Separate out the lines that hold "standalone".

---- Entries shown

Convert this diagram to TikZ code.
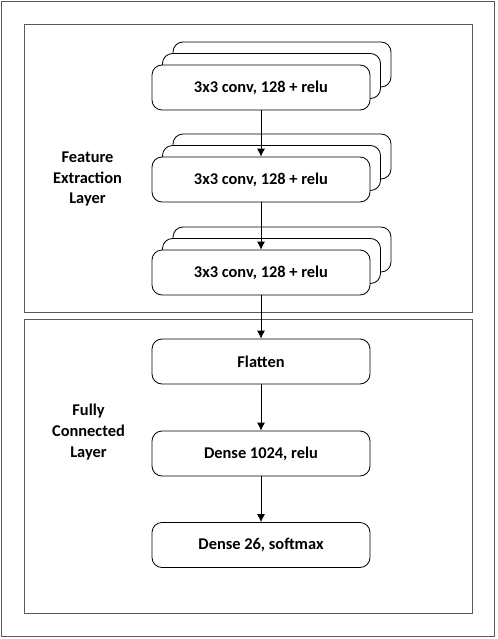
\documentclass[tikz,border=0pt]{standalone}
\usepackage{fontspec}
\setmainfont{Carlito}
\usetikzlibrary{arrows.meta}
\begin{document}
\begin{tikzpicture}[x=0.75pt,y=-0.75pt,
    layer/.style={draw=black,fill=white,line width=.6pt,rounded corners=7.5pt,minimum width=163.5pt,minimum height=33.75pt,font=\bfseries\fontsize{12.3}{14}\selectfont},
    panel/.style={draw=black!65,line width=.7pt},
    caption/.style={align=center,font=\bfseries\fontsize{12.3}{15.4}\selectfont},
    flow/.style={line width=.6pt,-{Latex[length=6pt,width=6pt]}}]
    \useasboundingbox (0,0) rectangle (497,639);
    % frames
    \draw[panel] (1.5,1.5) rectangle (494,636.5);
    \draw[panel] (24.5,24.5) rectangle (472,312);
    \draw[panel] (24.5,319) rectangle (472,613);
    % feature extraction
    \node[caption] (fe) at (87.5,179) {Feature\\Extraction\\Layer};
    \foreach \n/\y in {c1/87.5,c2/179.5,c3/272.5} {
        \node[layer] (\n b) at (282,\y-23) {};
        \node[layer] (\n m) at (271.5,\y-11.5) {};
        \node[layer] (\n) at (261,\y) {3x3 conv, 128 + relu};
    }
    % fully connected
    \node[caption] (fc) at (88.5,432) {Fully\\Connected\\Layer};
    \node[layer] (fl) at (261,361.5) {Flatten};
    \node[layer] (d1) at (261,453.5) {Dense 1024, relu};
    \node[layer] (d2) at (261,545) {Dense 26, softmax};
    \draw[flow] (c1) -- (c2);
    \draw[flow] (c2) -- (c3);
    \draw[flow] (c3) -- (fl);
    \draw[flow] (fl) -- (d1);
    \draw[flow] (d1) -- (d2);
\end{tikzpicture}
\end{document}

--------
---- Entries shown

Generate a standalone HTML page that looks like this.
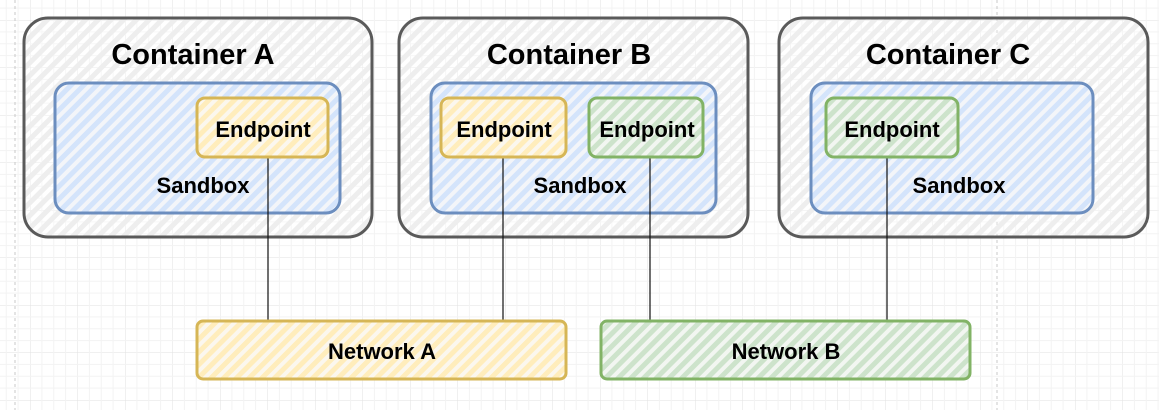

--------

Exercise solution:
\documentclass[tikz,border=0pt]{standalone}
Generate a standalone HTML page that looks like this.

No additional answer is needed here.